***** Supplied material

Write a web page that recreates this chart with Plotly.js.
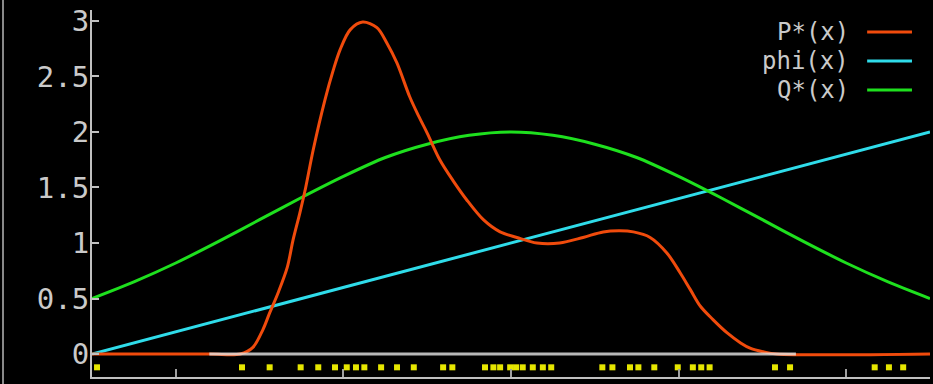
<!DOCTYPE html>
<html>
<head>
<meta charset="utf-8">
<script src="https://cdn.plot.ly/plotly-3.0.1.min.js"></script>
<style>html,body{margin:0;padding:0;background:#000;}#chart{width:933px;height:384px;}</style>
</head>
<body>
<div id="chart"></div>
<script>
// P*(x)
const pX = [-5, -3.6, -3.23, -3.08, -2.96, -2.88, -2.78, -2.67, -2.60, -2.52, -2.45, -2.36, -2.22, -2.12, -2.04, -1.92, -1.77, -1.60, -1.48, -1.36, -1.21, -1.10, -1.00, -0.85, -0.69, -0.53, -0.33, -0.13, 0.07, 0.31, 0.58, 0.86, 1.10, 1.30, 1.46, 1.66, 1.86, 2.02, 2.14, 2.26, 2.41, 2.58, 2.74, 2.86, 3.01, 3.17, 5];
const pY = [0, 0, 0, 0.06, 0.22, 0.37, 0.55, 0.78, 1.03, 1.27, 1.50, 1.84, 2.29, 2.56, 2.74, 2.92, 2.99, 2.94, 2.80, 2.62, 2.32, 2.14, 1.99, 1.75, 1.56, 1.39, 1.21, 1.10, 1.05, 1.00, 1.00, 1.05, 1.10, 1.11, 1.10, 1.05, 0.91, 0.73, 0.58, 0.43, 0.31, 0.19, 0.10, 0.05, 0.02, 0, 0];
// phi(x)
const phiX = [-5, -2.5, 0, 2.5, 5];
const phiY = [0, 0.5, 1.0, 1.5, 2.0];
// Q*(x)
const qX = [-5, -4.5, -4, -3.5, -3, -2.5, -2, -1.5, -1, -0.5, 0, 0.5, 1, 1.5, 2, 2.5, 3, 3.5, 4, 4.5, 5];
const qY = [0.50, 0.65, 0.82, 1.01, 1.21, 1.41, 1.60, 1.77, 1.89, 1.97, 2.00, 1.97, 1.89, 1.77, 1.60, 1.41, 1.21, 1.01, 0.82, 0.65, 0.50];
// white baseline segment
const baseX = [-3.6, 3.4];
const baseY = [0, 0];
// sample positions (yellow marks)
const sampleX = [-4.94, -3.21, -2.88, -2.51, -2.30, -2.10, -1.96, -1.85, -1.75, -1.55, -1.36, -1.16, -0.81, -0.70, -0.31, -0.21, -0.13, -0.01, 0.06, 0.14, 0.26, 0.38, 0.48, 1.09, 1.21, 1.42, 1.52, 1.71, 1.99, 2.17, 2.27, 2.37, 3.15, 3.33, 4.34, 4.51, 4.68];
// legend labels
const seriesNames = ["P*(x)", "phi(x)", "Q*(x)"];
const yTicks = [0, 0.5, 1, 1.5, 2, 2.5, 3];
const xTicks = [-4, -2, 0, 2, 4];

const colors = ["#f04b0c", "#2fdcea", "#1ee01e"];
const sampleRow = -0.12;

const traces = [
  {x: phiX, y: phiY, mode: "lines", line: {color: colors[1], width: 3}, name: seriesNames[1], showlegend: false, hoverinfo: "skip"},
  {x: qX, y: qY, mode: "lines", line: {color: colors[2], width: 3, shape: "spline", smoothing: 0.8}, name: seriesNames[2], showlegend: false, hoverinfo: "skip"},
  {x: pX, y: pY, mode: "lines", line: {color: colors[0], width: 3, shape: "spline", smoothing: 0.9}, name: seriesNames[0], showlegend: false, hoverinfo: "skip"},
  {x: baseX, y: baseY, mode: "lines", line: {color: "#e6e6e6", width: 3}, opacity: 0.8, showlegend: false, hoverinfo: "skip"},
  {x: sampleX, y: sampleX.map(() => sampleRow), mode: "markers", marker: {symbol: "square", size: 6, color: "#e6e600"}, showlegend: false, hoverinfo: "skip"}
];

const fontSpec = {family: "DejaVu Sans Mono, monospace", size: 29, color: "#cacaca"};
const legendFont = {family: "DejaVu Sans Mono, monospace", size: 24, color: "#cacaca"};

const legendRowsY = [0.940, 0.861, 0.782];
const annotations = seriesNames.map((n, i) => ({
  xref: "paper", yref: "paper", x: 0.9045, y: legendRowsY[i], text: n,
  xanchor: "right", yanchor: "middle", valign: "middle", borderpad: 0, showarrow: false, font: legendFont
}));
const shapes = seriesNames.map((n, i) => ({
  type: "line", xref: "paper", yref: "paper", x0: 0.925, x1: 0.9785,
  y0: legendRowsY[i], y1: legendRowsY[i], line: {color: colors[i], width: 3}
}));
shapes.push({type: "line", xref: "paper", yref: "paper", x0: -0.1062, x1: -0.1062, y0: -0.03, y1: 1.04, line: {color: "#8a8a8a", width: 2}});

const layout = {
  width: 933, height: 384,
  margin: {l: 92, r: 3, t: 10, b: 7, pad: 0},
  paper_bgcolor: "#000", plot_bgcolor: "#000",
  font: fontSpec,
  xaxis: {
    range: [-5, 5], tickvals: xTicks, showticklabels: false,
    ticks: "inside", ticklen: 8, tickwidth: 2, tickcolor: "#a0a0a0",
    showline: true, linecolor: "#c0c0c0", linewidth: 2,
    showgrid: false, zeroline: false, fixedrange: true
  },
  yaxis: {
    range: [-0.2072, 3.099], tickvals: yTicks, ticktext: yTicks.map(String),
    ticks: "inside", ticklen: 7, tickwidth: 2, tickcolor: "#c0c0c0",
    showline: true, linecolor: "#c0c0c0", linewidth: 2,
    showgrid: false, zeroline: false, tickfont: fontSpec, ticklabelstandoff: -5, fixedrange: true
  },
  annotations: annotations,
  shapes: shapes,
  showlegend: false
};

Plotly.newPlot("chart", traces, layout, {displayModeBar: false, staticPlot: true});
</script>
</body>
</html>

**********

→ What the task requires
Print the complete listing exactly, apart from any pictures.

→ Result below
Write a web page that recreates this chart with Plotly.js.
<!DOCTYPE html>
<html>
<head>
<meta charset="utf-8">
<script src="https://cdn.plot.ly/plotly-3.0.1.min.js"></script>
<style>html,body{margin:0;padding:0;background:#000;}#chart{width:933px;height:384px;}</style>
</head>
<body>
<div id="chart"></div>
<script>
// P*(x)
const pX = [-5, -3.6, -3.23, -3.08, -2.96, -2.88, -2.78, -2.67, -2.60, -2.52, -2.45, -2.36, -2.22, -2.12, -2.04, -1.92, -1.77, -1.60, -1.48, -1.36, -1.21, -1.10, -1.00, -0.85, -0.69, -0.53, -0.33, -0.13, 0.07, 0.31, 0.58, 0.86, 1.10, 1.30, 1.46, 1.66, 1.86, 2.02, 2.14, 2.26, 2.41, 2.58, 2.74, 2.86, 3.01, 3.17, 5];
const pY = [0, 0, 0, 0.06, 0.22, 0.37, 0.55, 0.78, 1.03, 1.27, 1.50, 1.84, 2.29, 2.56, 2.74, 2.92, 2.99, 2.94, 2.80, 2.62, 2.32, 2.14, 1.99, 1.75, 1.56, 1.39, 1.21, 1.10, 1.05, 1.00, 1.00, 1.05, 1.10, 1.11, 1.10, 1.05, 0.91, 0.73, 0.58, 0.43, 0.31, 0.19, 0.10, 0.05, 0.02, 0, 0];
// phi(x)
const phiX = [-5, -2.5, 0, 2.5, 5];
const phiY = [0, 0.5, 1.0, 1.5, 2.0];
// Q*(x)
const qX = [-5, -4.5, -4, -3.5, -3, -2.5, -2, -1.5, -1, -0.5, 0, 0.5, 1, 1.5, 2, 2.5, 3, 3.5, 4, 4.5, 5];
const qY = [0.50, 0.65, 0.82, 1.01, 1.21, 1.41, 1.60, 1.77, 1.89, 1.97, 2.00, 1.97, 1.89, 1.77, 1.60, 1.41, 1.21, 1.01, 0.82, 0.65, 0.50];
// white baseline segment
const baseX = [-3.6, 3.4];
const baseY = [0, 0];
// sample positions (yellow marks)
const sampleX = [-4.94, -3.21, -2.88, -2.51, -2.30, -2.10, -1.96, -1.85, -1.75, -1.55, -1.36, -1.16, -0.81, -0.70, -0.31, -0.21, -0.13, -0.01, 0.06, 0.14, 0.26, 0.38, 0.48, 1.09, 1.21, 1.42, 1.52, 1.71, 1.99, 2.17, 2.27, 2.37, 3.15, 3.33, 4.34, 4.51, 4.68];
// legend labels
const seriesNames = ["P*(x)", "phi(x)", "Q*(x)"];
const yTicks = [0, 0.5, 1, 1.5, 2, 2.5, 3];
const xTicks = [-4, -2, 0, 2, 4];

const colors = ["#f04b0c", "#2fdcea", "#1ee01e"];
const sampleRow = -0.12;

const traces = [
  {x: phiX, y: phiY, mode: "lines", line: {color: colors[1], width: 3}, name: seriesNames[1], showlegend: false, hoverinfo: "skip"},
  {x: qX, y: qY, mode: "lines", line: {color: colors[2], width: 3, shape: "spline", smoothing: 0.8}, name: seriesNames[2], showlegend: false, hoverinfo: "skip"},
  {x: pX, y: pY, mode: "lines", line: {color: colors[0], width: 3, shape: "spline", smoothing: 0.9}, name: seriesNames[0], showlegend: false, hoverinfo: "skip"},
  {x: baseX, y: baseY, mode: "lines", line: {color: "#e6e6e6", width: 3}, opacity: 0.8, showlegend: false, hoverinfo: "skip"},
  {x: sampleX, y: sampleX.map(() => sampleRow), mode: "markers", marker: {symbol: "square", size: 6, color: "#e6e600"}, showlegend: false, hoverinfo: "skip"}
];

const fontSpec = {family: "DejaVu Sans Mono, monospace", size: 29, color: "#cacaca"};
const legendFont = {family: "DejaVu Sans Mono, monospace", size: 24, color: "#cacaca"};

const legendRowsY = [0.940, 0.861, 0.782];
const annotations = seriesNames.map((n, i) => ({
  xref: "paper", yref: "paper", x: 0.9045, y: legendRowsY[i], text: n,
  xanchor: "right", yanchor: "middle", valign: "middle", borderpad: 0, showarrow: false, font: legendFont
}));
const shapes = seriesNames.map((n, i) => ({
  type: "line", xref: "paper", yref: "paper", x0: 0.925, x1: 0.9785,
  y0: legendRowsY[i], y1: legendRowsY[i], line: {color: colors[i], width: 3}
}));
shapes.push({type: "line", xref: "paper", yref: "paper", x0: -0.1062, x1: -0.1062, y0: -0.03, y1: 1.04, line: {color: "#8a8a8a", width: 2}});

const layout = {
  width: 933, height: 384,
  margin: {l: 92, r: 3, t: 10, b: 7, pad: 0},
  paper_bgcolor: "#000", plot_bgcolor: "#000",
  font: fontSpec,
  xaxis: {
    range: [-5, 5], tickvals: xTicks, showticklabels: false,
    ticks: "inside", ticklen: 8, tickwidth: 2, tickcolor: "#a0a0a0",
    showline: true, linecolor: "#c0c0c0", linewidth: 2,
    showgrid: false, zeroline: false, fixedrange: true
  },
  yaxis: {
    range: [-0.2072, 3.099], tickvals: yTicks, ticktext: yTicks.map(String),
    ticks: "inside", ticklen: 7, tickwidth: 2, tickcolor: "#c0c0c0",
    showline: true, linecolor: "#c0c0c0", linewidth: 2,
    showgrid: false, zeroline: false, tickfont: fontSpec, ticklabelstandoff: -5, fixedrange: true
  },
  annotations: annotations,
  shapes: shapes,
  showlegend: false
};

Plotly.newPlot("chart", traces, layout, {displayModeBar: false, staticPlot: true});
</script>
</body>
</html>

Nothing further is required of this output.